In my humble view, the ECtHR needs a far more fundamental reform - one that is not just an ad hoc reaction to the migration crisis. While there are good reasons to view the Court's case law on migration very critically, I think there are other decisions that are far more disturbing, as they reveal both a n array of questionable moral attitudes, and an apparent lack of foundation in the law. Think for example of the cases Paradiso & Campanelli vs. Italy, in which the Court essentially created a "right to human trafficking": a couple that has purchased from a Muscovite "reproduction clinic" a child with which it has no biological relationship whatsoever must be allowed to keep it. Or consider the Charlie Gard Case: a couple brings their infant child to a hospital, only to learn that the doctors, jointly with a government-appointed "legal guardian", have determined that it is "in the child's best interest" to be euthanized.
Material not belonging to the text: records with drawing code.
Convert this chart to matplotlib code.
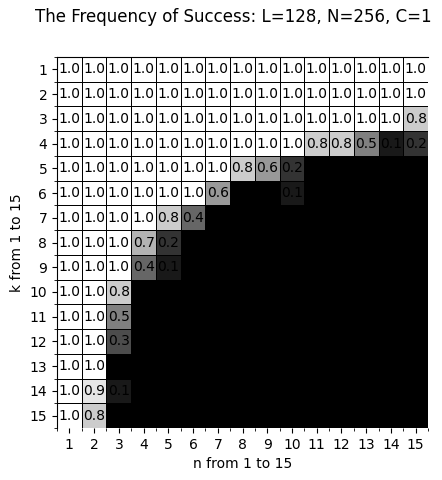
import numpy as np
import matplotlib
matplotlib.use("Agg")
import matplotlib.pyplot as plt

# success frequency, rows k = 1..15, columns n = 1..15
n_vals = list(range(1, 16))
k_vals = list(range(1, 16))
freq = np.array([
    [1.0, 1.0, 1.0, 1.0, 1.0, 1.0, 1.0, 1.0, 1.0, 1.0, 1.0, 1.0, 1.0, 1.0, 1.0],
    [1.0, 1.0, 1.0, 1.0, 1.0, 1.0, 1.0, 1.0, 1.0, 1.0, 1.0, 1.0, 1.0, 1.0, 1.0],
    [1.0, 1.0, 1.0, 1.0, 1.0, 1.0, 1.0, 1.0, 1.0, 1.0, 1.0, 1.0, 1.0, 1.0, 0.8],
    [1.0, 1.0, 1.0, 1.0, 1.0, 1.0, 1.0, 1.0, 1.0, 1.0, 0.8, 0.8, 0.5, 0.1, 0.2],
    [1.0, 1.0, 1.0, 1.0, 1.0, 1.0, 1.0, 0.8, 0.6, 0.2, 0.0, 0.0, 0.0, 0.0, 0.0],
    [1.0, 1.0, 1.0, 1.0, 1.0, 1.0, 0.6, 0.0, 0.0, 0.1, 0.0, 0.0, 0.0, 0.0, 0.0],
    [1.0, 1.0, 1.0, 1.0, 0.8, 0.4, 0.0, 0.0, 0.0, 0.0, 0.0, 0.0, 0.0, 0.0, 0.0],
    [1.0, 1.0, 1.0, 0.7, 0.2, 0.0, 0.0, 0.0, 0.0, 0.0, 0.0, 0.0, 0.0, 0.0, 0.0],
    [1.0, 1.0, 1.0, 0.4, 0.1, 0.0, 0.0, 0.0, 0.0, 0.0, 0.0, 0.0, 0.0, 0.0, 0.0],
    [1.0, 1.0, 0.8, 0.0, 0.0, 0.0, 0.0, 0.0, 0.0, 0.0, 0.0, 0.0, 0.0, 0.0, 0.0],
    [1.0, 1.0, 0.5, 0.0, 0.0, 0.0, 0.0, 0.0, 0.0, 0.0, 0.0, 0.0, 0.0, 0.0, 0.0],
    [1.0, 1.0, 0.3, 0.0, 0.0, 0.0, 0.0, 0.0, 0.0, 0.0, 0.0, 0.0, 0.0, 0.0, 0.0],
    [1.0, 1.0, 0.0, 0.0, 0.0, 0.0, 0.0, 0.0, 0.0, 0.0, 0.0, 0.0, 0.0, 0.0, 0.0],
    [1.0, 0.9, 0.1, 0.0, 0.0, 0.0, 0.0, 0.0, 0.0, 0.0, 0.0, 0.0, 0.0, 0.0, 0.0],
    [1.0, 0.8, 0.0, 0.0, 0.0, 0.0, 0.0, 0.0, 0.0, 0.0, 0.0, 0.0, 0.0, 0.0, 0.0],
])

fig = plt.figure(figsize=(4.42, 4.8), dpi=100)
ax = fig.add_axes([57 / 442, 52 / 480, 371 / 442, 371 / 480])

edges = np.arange(0.5, 16.5, 1)
ax.pcolormesh(edges, edges, freq, cmap='gray', vmin=0, vmax=1,
              edgecolors='black', linewidth=0.7)

for i, k in enumerate(k_vals):
    for j, n in enumerate(n_vals):
        if freq[i, j] > 0:
            ax.text(n, k, f"{freq[i, j]:.1f}", ha='center', va='center',
                    fontsize=10, color='black')

ax.set_xlim(0.5, 15.5)
ax.set_ylim(15.5, 0.5)
ax.set_xticks(n_vals)
ax.set_yticks(k_vals)
ax.set_xticks(edges, minor=True)
ax.set_yticks(edges, minor=True)
ax.tick_params(which='minor', length=2)
ax.set_xlabel('n from 1 to 15')
ax.set_ylabel('k from 1 to 15')
for s in ['right', 'bottom']:
    ax.spines[s].set_visible(False)

fig.text(233 / 442, 1 - 17 / 480, 'The Frequency of Success: L=128, N=256, C=1',
         ha='center', va='center', fontsize=12)

fig.savefig('out.png', dpi=100)
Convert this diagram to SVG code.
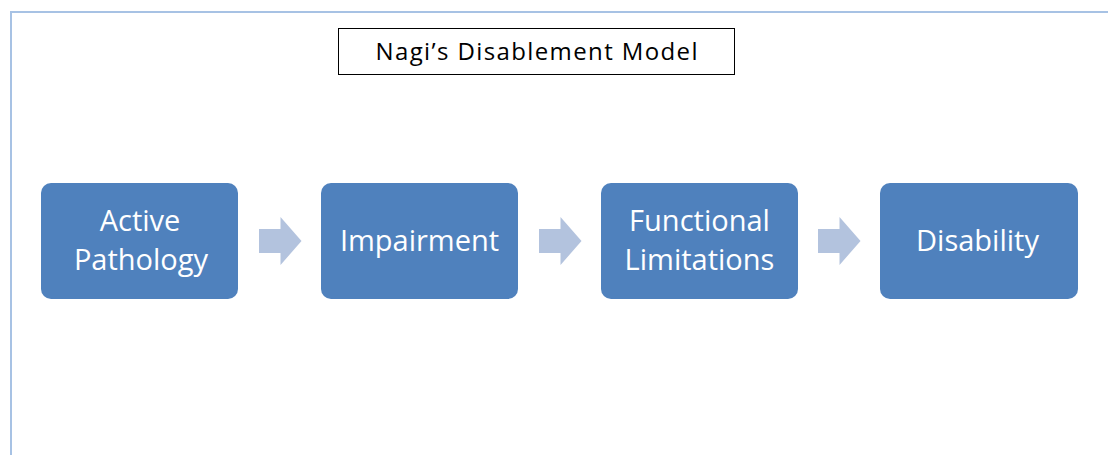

Astonishingly, the ECtHR found no fault with this "forcible euthanasia", imposed by state agents against the will of the parents and based merely on assumptions regarding the child's "hypothetical will" (certainly not on any utterances of will the child really had made...).

Some urgent proposals:

- Find ways to select better judges for the ECtHR (preferable persons who are real judges, not professors without any professional background in the judiciary)!

- re-introduce the European Human Rights Commission as a filter mechanism, so as not to allow the Court to itself hand-pick the cases it will hear. In essence, the 11th Protocol should be re-considered - its effects have been nefarious.

- Ensure that ECtHR Decisions will be based on the actual content of the ECHR that States have agreed upon, not on fluid "living instrument" theories. A good way of achieving this would be to subject the Convention to the interpretive rules of the Vienna Convention.

riccardopavoni says

November 18, 2017

Dear Jakob,
the following can't be reforms, the following would mean destroying the ECtHR, or rather going back to square zero, in the 1950s... it would be more coherent to plead for the abolition of the ECtHR altogether, then...

– Find ways to select better judges for the ECtHR (preferable persons who are real judges, not professors without any professional background in the judiciary)!

– re-introduce the European Human Rights Commission as a filter mechanism, so as not to allow the Court to itself hand-pick the cases it will hear. In essence, the 11th Protocol should be re-considered – its effects have been nefarious.

– Ensure that ECtHR Decisions will be based on the actual content of the ECHR that States have agreed upon, not on fluid “living instrument” theories. A good way of achieving this would be to subject the Convention to the interpretive rules of the Vienna Convention.

Jakob Cornides says

November 19, 2017

Dear Riccardo,

I find your contribution quite strange:

- my proposal to "find ways to select better judges" should as such be quite uncontroversial. How would finding better judges "destroy the ECtHR"? Is it a court that can only work with bad judges? And how would that proposal "lead back to the 1950s? Do you think the judges were better then than they were now? If so, would it not be a good idea to return to the quality level that was reached then?

- Do you really mean to say that "ensuring that ECtHR Decisions will be based on the actual content of the ECHR", or subjecting the ECHR to the interpretive rules of the Vienna Convention" would destroy the Court? How so? Is it not normal for a law court to base its decisions on the law, and abnormal to issue decisions that have no sound legal basis?

Your assumptions regarding the functions of law courts must be quite unusual, and in fact your contribution seems to unwittingly prove my point.... there really is need for reform.